BSmeter vs AP Fact Check
When a claim goes viral, AP Fact Check brings the Associated Press's reporting muscle to bear, with journalists producing carefully sourced written verdicts. BSmeter works at the level of a single video instead: it transcribes whatever URL you paste, pulls out each checkable claim, and returns 0-100 credibility scores with cited evidence in seconds to a couple of minutes. Think curated journalism on one side, instant per-claim analysis of the exact video in front of you on the other.
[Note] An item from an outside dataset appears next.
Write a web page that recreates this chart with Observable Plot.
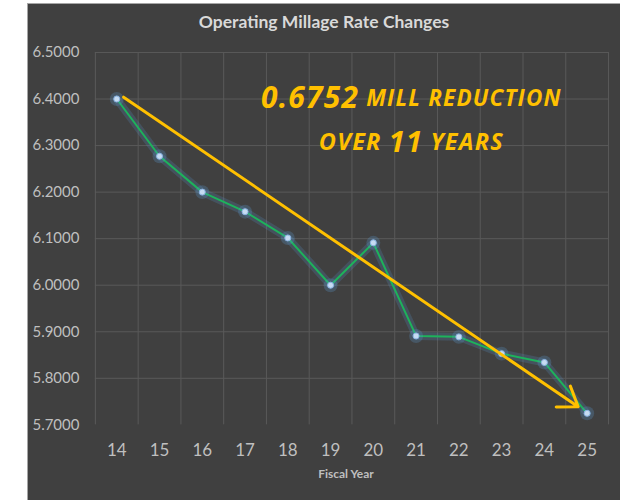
<!DOCTYPE html>
<html>
<head>
<meta charset="utf-8">
<script src="https://cdn.jsdelivr.net/npm/d3@7"></script>
<script src="https://cdn.jsdelivr.net/npm/@observablehq/plot@0.6"></script>
<style>
  html, body { margin: 0; padding: 0; background: #ffffff; }
  #panel {
    position: absolute; left: 27px; top: 3px; width: 593px; height: 497px;
    background: #404040; border-top: 1px solid #a6a6a6; border-left: 1px solid #a6a6a6;
    box-sizing: border-box; overflow: hidden;
  }
  #title {
    height: 34px; line-height: 36px; text-align: center; color: #d9d9d9;
    font-family: Lato, "Open Sans", sans-serif; font-weight: bold; font-size: 17.5px;
  }
  svg { display: block; }
</style>
</head>
<body>
<div id="panel"><div id="title">Operating Millage Rate Changes</div></div>
<script>
const years = [14, 15, 16, 17, 18, 19, 20, 21, 22, 23, 24, 25];
const rates = [6.4000, 6.2770, 6.2000, 6.1580, 6.1015, 6.0000, 6.0910, 5.8910, 5.8890, 5.8530, 5.8340, 5.7248];
const yTicks = [5.7, 5.8, 5.9, 6.0, 6.1, 6.2, 6.3, 6.4, 6.5];
const xGrid = [13.5, 14.5, 15.5, 16.5, 17.5, 18.5, 19.5, 20.5, 21.5, 22.5, 23.5, 24.5, 25.5];
const arrowFrom = {x: 14.16, y: 6.404};
const arrowTo = {x: 24.79, y: 5.739};
const annotation = [
  {x: 20.9, y: 6.397, parts: [["0.6752", 30], [" MILL REDUCTION", 22.5]]},
  {x: 20.9, y: 6.302, parts: [["OVER ", 23.5], ["11", 29], [" YEARS", 23.5]]}
];

const data = years.map((yr, i) => ({year: yr, rate: rates[i]}));

const chart = Plot.plot({
  width: 593,
  height: 462,
  marginLeft: 67,
  marginRight: 12,
  marginTop: 14,
  marginBottom: 75,
  style: {background: "transparent", color: "#bfbfbf", fontFamily: "Lato, 'Open Sans', sans-serif"},
  x: {type: "linear", domain: [13.5, 25.5]},
  y: {domain: [5.7, 6.5]},
  marks: [
    Plot.ruleY(yTicks.filter(d => d > 5.7), {stroke: "#595959", strokeWidth: 1}),
    Plot.ruleX(xGrid, {y1: 5.7, y2: 6.5, stroke: "#595959", strokeWidth: 1}),
    Plot.axisY({ticks: yTicks, tickFormat: d3.format(".4f"), tickSize: 0, tickPadding: 16, fontSize: 15, fill: "#bfbfbf", label: null}),
    Plot.axisX({ticks: years, tickSize: 0, tickPadding: 19, fontSize: 17, fill: "#bfbfbf", label: null}),
    Plot.text(["Fiscal Year"], {frameAnchor: "bottom", dx: -6, dy: 53, fontSize: 12, fontWeight: "bold", fill: "#bfbfbf"}),
    // glow
    Plot.line(data, {x: "year", y: "rate", stroke: "#5b9bd5", strokeWidth: 8, strokeOpacity: 0.2}),
    Plot.line(data, {x: "year", y: "rate", stroke: "#1db35b", strokeWidth: 2}),
    Plot.dot(data, {x: "year", y: "rate", r: 7, fill: "#5b9bd5", fillOpacity: 0.25}),
    Plot.dot(data, {x: "year", y: "rate", r: 3, fill: "#c6dcf2", stroke: "#8db4e2", strokeWidth: 1}),
    Plot.arrow([{}], {x1: () => arrowFrom.x, y1: () => arrowFrom.y, x2: () => arrowTo.x, y2: () => arrowTo.y,
      stroke: "#ffc000", strokeWidth: 3, headLength: 11, headAngle: 70}),
    Plot.text(annotation, {
      x: "x", y: "y", text: d => d.parts.map(p => p[0]).join(""),
      render(index, scales, values, dims, context, next) {
        const g = d3.create("svg:g");
        for (const i of index) {
          const d = annotation[i];
          const t = g.append("text")
            .attr("x", scales.x(d.x)).attr("y", scales.y(d.y))
            .attr("text-anchor", "middle").attr("dominant-baseline", "middle")
            .attr("fill", "#ffc000").attr("font-weight", "bold").attr("font-style", "italic")
            .attr("letter-spacing", 1.2)
            .attr("font-family", "'Open Sans', Lato, sans-serif");
          for (const [s, fs] of d.parts) {
            t.append("tspan").attr("font-size", fs).text(s);
          }
        }
        return g.node();
      }
    })
  ]
});
document.getElementById("panel").appendChild(chart);
</script>
</body>
</html>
BSmeter vs AP Fact Check: side by side
| Feature | BSmeter | AP Fact Check |
| Coverage model | On demand: paste any YouTube, TikTok, Reel, or podcast URL | Editorially selected claims, often tied to major news and viral stories |
| Speed | Results in seconds to a couple of minutes | Follows AP's reporting and publication process |
| Granularity | Every verifiable claim in the video scored 0-100 with cited sources | Article-style verdicts on the claim under review |
| Reporting depth | Cites published evidence; no original interviews | Journalists who interview experts and dig into primary documents |
| Reputation | Independent AI tool building its record | The Associated Press, one of the world's longest-established news organizations |
| Cost to read | Free tier (1/day), then $3.99-$8.99/mo for higher limits and deeper analysis | Free |
Where BSmeter wins
- No editorial queue: paste a URL and get a full claim-by-claim analysis in minutes
- Goes beyond text claims with deepfake-signal detection and viewer-comment analysis
- Handles podcasts and long-form videos (up to 2 hours on Premium), not just short viral clips
The verdict
If a claim has been through AP's process, that verdict carries the weight of one of the world's most established news organizations. BSmeter's advantage is coverage and immediacy: it analyzes any video you give it, on demand, rather than waiting for editorial selection. They solve different problems, and the honest answer is that they pair well together.